__Charts and diagrams as code__.
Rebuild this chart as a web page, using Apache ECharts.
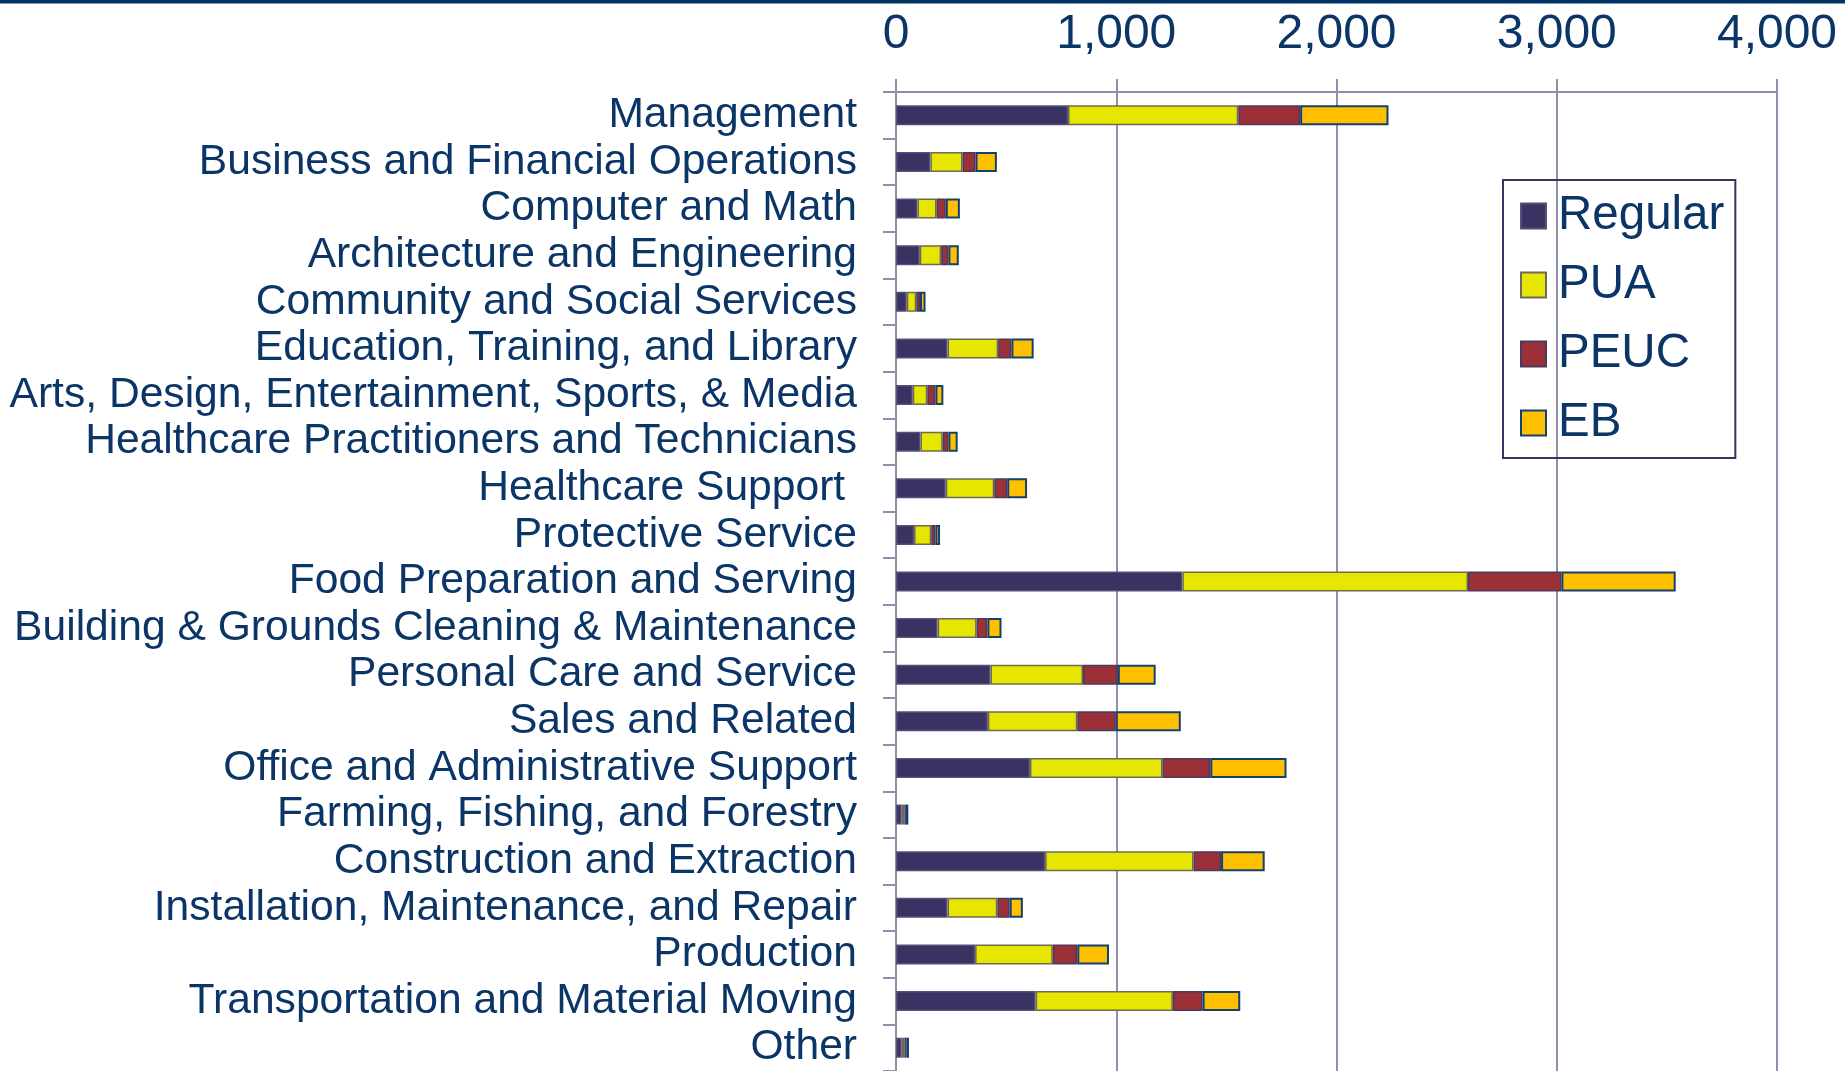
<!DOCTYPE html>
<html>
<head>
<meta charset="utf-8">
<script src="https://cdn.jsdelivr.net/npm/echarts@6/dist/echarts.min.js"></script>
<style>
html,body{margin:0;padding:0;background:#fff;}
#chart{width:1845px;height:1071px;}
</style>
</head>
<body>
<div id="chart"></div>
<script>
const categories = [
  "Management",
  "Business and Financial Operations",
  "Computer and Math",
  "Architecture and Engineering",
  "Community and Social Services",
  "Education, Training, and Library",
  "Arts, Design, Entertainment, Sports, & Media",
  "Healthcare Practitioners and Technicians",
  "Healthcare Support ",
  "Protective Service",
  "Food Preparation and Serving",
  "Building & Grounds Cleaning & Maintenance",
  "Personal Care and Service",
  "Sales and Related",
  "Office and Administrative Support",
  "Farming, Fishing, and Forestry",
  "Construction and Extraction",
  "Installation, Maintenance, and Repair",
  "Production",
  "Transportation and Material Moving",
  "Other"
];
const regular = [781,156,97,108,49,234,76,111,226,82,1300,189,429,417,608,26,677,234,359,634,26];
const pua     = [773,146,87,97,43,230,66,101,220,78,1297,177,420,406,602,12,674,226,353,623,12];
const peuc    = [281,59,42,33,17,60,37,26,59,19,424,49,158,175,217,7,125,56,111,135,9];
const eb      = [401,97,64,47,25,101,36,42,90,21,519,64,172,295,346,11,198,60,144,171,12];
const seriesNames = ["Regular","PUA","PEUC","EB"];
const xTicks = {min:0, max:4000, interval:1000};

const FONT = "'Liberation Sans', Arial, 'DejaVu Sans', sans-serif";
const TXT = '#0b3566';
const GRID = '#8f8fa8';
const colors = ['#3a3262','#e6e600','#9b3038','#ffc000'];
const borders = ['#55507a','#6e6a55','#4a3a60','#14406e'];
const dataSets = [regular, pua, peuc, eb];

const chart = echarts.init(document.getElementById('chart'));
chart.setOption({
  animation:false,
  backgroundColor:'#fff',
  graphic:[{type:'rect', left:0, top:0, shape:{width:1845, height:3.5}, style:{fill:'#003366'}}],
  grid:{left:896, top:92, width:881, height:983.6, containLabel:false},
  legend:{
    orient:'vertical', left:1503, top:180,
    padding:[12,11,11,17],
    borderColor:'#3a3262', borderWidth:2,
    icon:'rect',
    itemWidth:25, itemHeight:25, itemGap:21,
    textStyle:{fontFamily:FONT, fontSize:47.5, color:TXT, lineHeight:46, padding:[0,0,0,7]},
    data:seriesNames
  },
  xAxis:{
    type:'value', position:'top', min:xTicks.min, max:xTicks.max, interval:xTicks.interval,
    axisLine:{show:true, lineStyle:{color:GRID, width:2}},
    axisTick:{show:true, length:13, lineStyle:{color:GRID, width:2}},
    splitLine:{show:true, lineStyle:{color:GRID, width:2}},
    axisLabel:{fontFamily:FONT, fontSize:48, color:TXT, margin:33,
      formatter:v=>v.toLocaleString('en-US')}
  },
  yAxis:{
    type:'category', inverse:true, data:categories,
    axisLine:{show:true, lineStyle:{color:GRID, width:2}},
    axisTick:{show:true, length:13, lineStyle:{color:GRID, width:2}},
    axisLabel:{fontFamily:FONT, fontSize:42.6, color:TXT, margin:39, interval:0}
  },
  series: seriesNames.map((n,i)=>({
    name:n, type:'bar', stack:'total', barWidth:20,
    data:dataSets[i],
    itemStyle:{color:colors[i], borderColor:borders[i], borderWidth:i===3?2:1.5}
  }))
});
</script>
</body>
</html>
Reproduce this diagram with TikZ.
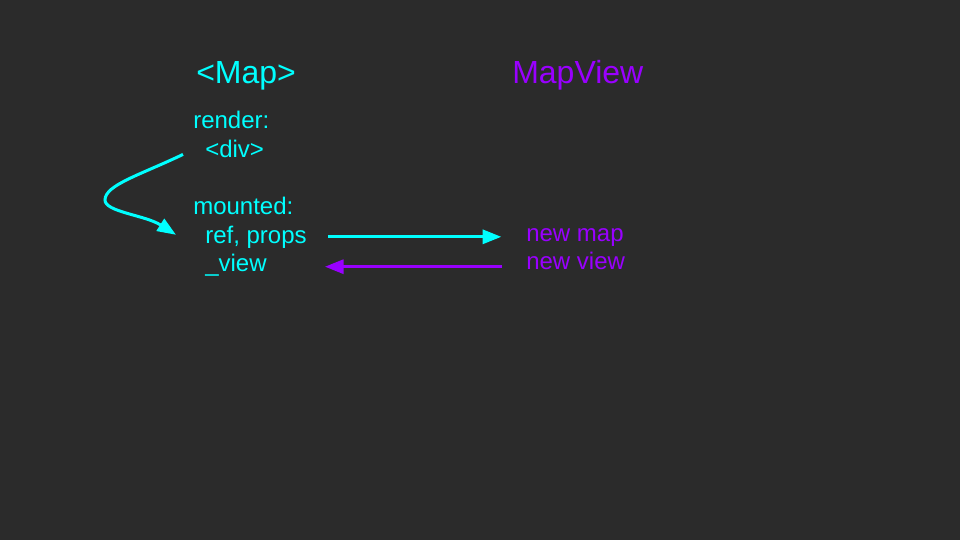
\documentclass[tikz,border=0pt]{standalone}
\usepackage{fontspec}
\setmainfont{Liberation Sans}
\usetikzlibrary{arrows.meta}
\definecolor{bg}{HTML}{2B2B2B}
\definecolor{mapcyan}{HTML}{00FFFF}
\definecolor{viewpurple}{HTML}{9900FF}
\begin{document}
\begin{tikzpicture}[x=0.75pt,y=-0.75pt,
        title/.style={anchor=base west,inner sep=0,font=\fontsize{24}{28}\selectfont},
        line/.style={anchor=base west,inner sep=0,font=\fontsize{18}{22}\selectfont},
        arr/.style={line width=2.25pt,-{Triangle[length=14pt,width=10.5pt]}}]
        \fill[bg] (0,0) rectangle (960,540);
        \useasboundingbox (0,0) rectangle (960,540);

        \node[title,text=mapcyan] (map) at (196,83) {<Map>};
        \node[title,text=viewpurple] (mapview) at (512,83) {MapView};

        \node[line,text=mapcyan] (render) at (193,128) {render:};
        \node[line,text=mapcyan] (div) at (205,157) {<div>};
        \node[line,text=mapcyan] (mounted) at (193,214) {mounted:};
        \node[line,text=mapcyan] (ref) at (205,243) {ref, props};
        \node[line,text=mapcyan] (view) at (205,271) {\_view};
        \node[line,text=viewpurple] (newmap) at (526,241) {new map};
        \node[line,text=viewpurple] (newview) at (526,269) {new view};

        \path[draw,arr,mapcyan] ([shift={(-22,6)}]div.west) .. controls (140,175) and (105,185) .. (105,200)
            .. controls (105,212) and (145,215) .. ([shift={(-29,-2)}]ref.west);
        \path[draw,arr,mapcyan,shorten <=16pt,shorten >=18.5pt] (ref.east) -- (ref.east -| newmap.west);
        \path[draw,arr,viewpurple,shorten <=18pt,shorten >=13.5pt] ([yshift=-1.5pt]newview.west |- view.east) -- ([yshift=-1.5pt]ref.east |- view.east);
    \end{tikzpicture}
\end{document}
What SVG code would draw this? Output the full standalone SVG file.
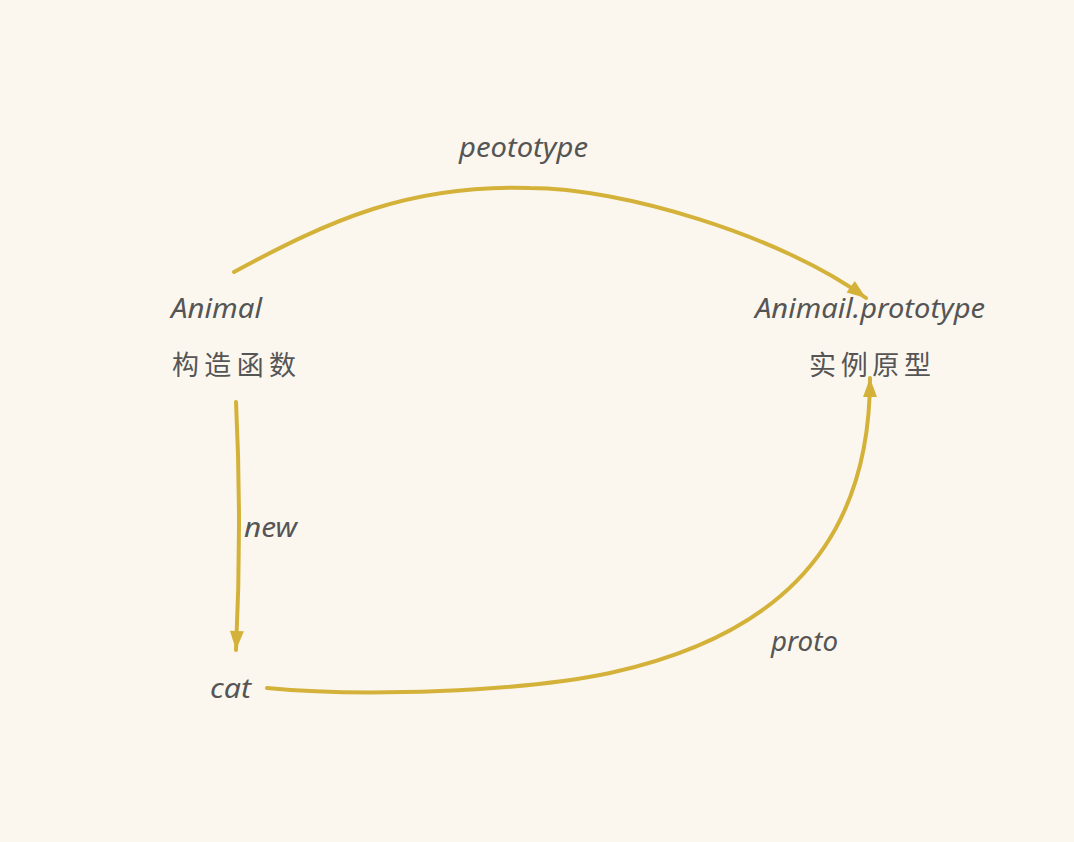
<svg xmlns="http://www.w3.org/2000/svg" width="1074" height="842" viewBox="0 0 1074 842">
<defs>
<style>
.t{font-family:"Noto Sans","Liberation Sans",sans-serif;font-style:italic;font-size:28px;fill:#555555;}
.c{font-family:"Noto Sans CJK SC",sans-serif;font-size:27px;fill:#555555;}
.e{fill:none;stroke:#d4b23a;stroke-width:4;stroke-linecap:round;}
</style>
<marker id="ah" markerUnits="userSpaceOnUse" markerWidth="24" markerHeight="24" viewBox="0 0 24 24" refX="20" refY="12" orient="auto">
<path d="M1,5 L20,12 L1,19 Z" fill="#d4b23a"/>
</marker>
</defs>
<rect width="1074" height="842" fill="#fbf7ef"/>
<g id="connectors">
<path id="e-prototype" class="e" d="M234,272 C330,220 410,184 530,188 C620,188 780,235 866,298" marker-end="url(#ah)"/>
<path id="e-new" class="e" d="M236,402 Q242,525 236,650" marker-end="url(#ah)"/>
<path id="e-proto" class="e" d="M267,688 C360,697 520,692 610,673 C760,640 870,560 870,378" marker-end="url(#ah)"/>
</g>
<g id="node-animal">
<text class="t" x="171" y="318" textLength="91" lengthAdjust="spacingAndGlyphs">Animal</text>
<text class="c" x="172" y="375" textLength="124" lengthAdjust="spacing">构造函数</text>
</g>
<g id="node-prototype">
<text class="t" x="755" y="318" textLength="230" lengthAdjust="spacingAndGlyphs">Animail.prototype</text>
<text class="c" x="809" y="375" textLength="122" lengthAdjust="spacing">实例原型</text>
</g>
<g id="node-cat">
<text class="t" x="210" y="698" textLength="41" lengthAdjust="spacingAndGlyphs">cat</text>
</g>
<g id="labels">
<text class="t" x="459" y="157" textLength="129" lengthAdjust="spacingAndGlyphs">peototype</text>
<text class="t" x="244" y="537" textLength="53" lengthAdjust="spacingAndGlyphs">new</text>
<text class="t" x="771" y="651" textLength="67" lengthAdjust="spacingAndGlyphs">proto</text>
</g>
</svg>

__Objective__. Give the entries again without a single change, but with no pictures.

__Correct output__.
Rebuild this chart as a web page, using Apache ECharts.
<!DOCTYPE html>
<html>
<head>
<meta charset="utf-8">
<script src="https://cdn.jsdelivr.net/npm/echarts@6/dist/echarts.min.js"></script>
<style>
html,body{margin:0;padding:0;background:#fff;}
#chart{width:1845px;height:1071px;}
</style>
</head>
<body>
<div id="chart"></div>
<script>
const categories = [
  "Management",
  "Business and Financial Operations",
  "Computer and Math",
  "Architecture and Engineering",
  "Community and Social Services",
  "Education, Training, and Library",
  "Arts, Design, Entertainment, Sports, & Media",
  "Healthcare Practitioners and Technicians",
  "Healthcare Support ",
  "Protective Service",
  "Food Preparation and Serving",
  "Building & Grounds Cleaning & Maintenance",
  "Personal Care and Service",
  "Sales and Related",
  "Office and Administrative Support",
  "Farming, Fishing, and Forestry",
  "Construction and Extraction",
  "Installation, Maintenance, and Repair",
  "Production",
  "Transportation and Material Moving",
  "Other"
];
const regular = [781,156,97,108,49,234,76,111,226,82,1300,189,429,417,608,26,677,234,359,634,26];
const pua     = [773,146,87,97,43,230,66,101,220,78,1297,177,420,406,602,12,674,226,353,623,12];
const peuc    = [281,59,42,33,17,60,37,26,59,19,424,49,158,175,217,7,125,56,111,135,9];
const eb      = [401,97,64,47,25,101,36,42,90,21,519,64,172,295,346,11,198,60,144,171,12];
const seriesNames = ["Regular","PUA","PEUC","EB"];
const xTicks = {min:0, max:4000, interval:1000};

const FONT = "'Liberation Sans', Arial, 'DejaVu Sans', sans-serif";
const TXT = '#0b3566';
const GRID = '#8f8fa8';
const colors = ['#3a3262','#e6e600','#9b3038','#ffc000'];
const borders = ['#55507a','#6e6a55','#4a3a60','#14406e'];
const dataSets = [regular, pua, peuc, eb];

const chart = echarts.init(document.getElementById('chart'));
chart.setOption({
  animation:false,
  backgroundColor:'#fff',
  graphic:[{type:'rect', left:0, top:0, shape:{width:1845, height:3.5}, style:{fill:'#003366'}}],
  grid:{left:896, top:92, width:881, height:983.6, containLabel:false},
  legend:{
    orient:'vertical', left:1503, top:180,
    padding:[12,11,11,17],
    borderColor:'#3a3262', borderWidth:2,
    icon:'rect',
    itemWidth:25, itemHeight:25, itemGap:21,
    textStyle:{fontFamily:FONT, fontSize:47.5, color:TXT, lineHeight:46, padding:[0,0,0,7]},
    data:seriesNames
  },
  xAxis:{
    type:'value', position:'top', min:xTicks.min, max:xTicks.max, interval:xTicks.interval,
    axisLine:{show:true, lineStyle:{color:GRID, width:2}},
    axisTick:{show:true, length:13, lineStyle:{color:GRID, width:2}},
    splitLine:{show:true, lineStyle:{color:GRID, width:2}},
    axisLabel:{fontFamily:FONT, fontSize:48, color:TXT, margin:33,
      formatter:v=>v.toLocaleString('en-US')}
  },
  yAxis:{
    type:'category', inverse:true, data:categories,
    axisLine:{show:true, lineStyle:{color:GRID, width:2}},
    axisTick:{show:true, length:13, lineStyle:{color:GRID, width:2}},
    axisLabel:{fontFamily:FONT, fontSize:42.6, color:TXT, margin:39, interval:0}
  },
  series: seriesNames.map((n,i)=>({
    name:n, type:'bar', stack:'total', barWidth:20,
    data:dataSets[i],
    itemStyle:{color:colors[i], borderColor:borders[i], borderWidth:i===3?2:1.5}
  }))
});
</script>
</body>
</html>
Reproduce this diagram with TikZ.
\documentclass[tikz,border=0pt]{standalone}
\usepackage{fontspec}
\setmainfont{Liberation Sans}
\usetikzlibrary{arrows.meta}
\definecolor{bg}{HTML}{2B2B2B}
\definecolor{mapcyan}{HTML}{00FFFF}
\definecolor{viewpurple}{HTML}{9900FF}
\begin{document}
\begin{tikzpicture}[x=0.75pt,y=-0.75pt,
        title/.style={anchor=base west,inner sep=0,font=\fontsize{24}{28}\selectfont},
        line/.style={anchor=base west,inner sep=0,font=\fontsize{18}{22}\selectfont},
        arr/.style={line width=2.25pt,-{Triangle[length=14pt,width=10.5pt]}}]
        \fill[bg] (0,0) rectangle (960,540);
        \useasboundingbox (0,0) rectangle (960,540);

        \node[title,text=mapcyan] (map) at (196,83) {<Map>};
        \node[title,text=viewpurple] (mapview) at (512,83) {MapView};

        \node[line,text=mapcyan] (render) at (193,128) {render:};
        \node[line,text=mapcyan] (div) at (205,157) {<div>};
        \node[line,text=mapcyan] (mounted) at (193,214) {mounted:};
        \node[line,text=mapcyan] (ref) at (205,243) {ref, props};
        \node[line,text=mapcyan] (view) at (205,271) {\_view};
        \node[line,text=viewpurple] (newmap) at (526,241) {new map};
        \node[line,text=viewpurple] (newview) at (526,269) {new view};

        \path[draw,arr,mapcyan] ([shift={(-22,6)}]div.west) .. controls (140,175) and (105,185) .. (105,200)
            .. controls (105,212) and (145,215) .. ([shift={(-29,-2)}]ref.west);
        \path[draw,arr,mapcyan,shorten <=16pt,shorten >=18.5pt] (ref.east) -- (ref.east -| newmap.west);
        \path[draw,arr,viewpurple,shorten <=18pt,shorten >=13.5pt] ([yshift=-1.5pt]newview.west |- view.east) -- ([yshift=-1.5pt]ref.east |- view.east);
    \end{tikzpicture}
\end{document}
What SVG code would draw this? Output the full standalone SVG file.
<svg xmlns="http://www.w3.org/2000/svg" width="1074" height="842" viewBox="0 0 1074 842">
<defs>
<style>
.t{font-family:"Noto Sans","Liberation Sans",sans-serif;font-style:italic;font-size:28px;fill:#555555;}
.c{font-family:"Noto Sans CJK SC",sans-serif;font-size:27px;fill:#555555;}
.e{fill:none;stroke:#d4b23a;stroke-width:4;stroke-linecap:round;}
</style>
<marker id="ah" markerUnits="userSpaceOnUse" markerWidth="24" markerHeight="24" viewBox="0 0 24 24" refX="20" refY="12" orient="auto">
<path d="M1,5 L20,12 L1,19 Z" fill="#d4b23a"/>
</marker>
</defs>
<rect width="1074" height="842" fill="#fbf7ef"/>
<g id="connectors">
<path id="e-prototype" class="e" d="M234,272 C330,220 410,184 530,188 C620,188 780,235 866,298" marker-end="url(#ah)"/>
<path id="e-new" class="e" d="M236,402 Q242,525 236,650" marker-end="url(#ah)"/>
<path id="e-proto" class="e" d="M267,688 C360,697 520,692 610,673 C760,640 870,560 870,378" marker-end="url(#ah)"/>
</g>
<g id="node-animal">
<text class="t" x="171" y="318" textLength="91" lengthAdjust="spacingAndGlyphs">Animal</text>
<text class="c" x="172" y="375" textLength="124" lengthAdjust="spacing">构造函数</text>
</g>
<g id="node-prototype">
<text class="t" x="755" y="318" textLength="230" lengthAdjust="spacingAndGlyphs">Animail.prototype</text>
<text class="c" x="809" y="375" textLength="122" lengthAdjust="spacing">实例原型</text>
</g>
<g id="node-cat">
<text class="t" x="210" y="698" textLength="41" lengthAdjust="spacingAndGlyphs">cat</text>
</g>
<g id="labels">
<text class="t" x="459" y="157" textLength="129" lengthAdjust="spacingAndGlyphs">peototype</text>
<text class="t" x="244" y="537" textLength="53" lengthAdjust="spacingAndGlyphs">new</text>
<text class="t" x="771" y="651" textLength="67" lengthAdjust="spacingAndGlyphs">proto</text>
</g>
</svg>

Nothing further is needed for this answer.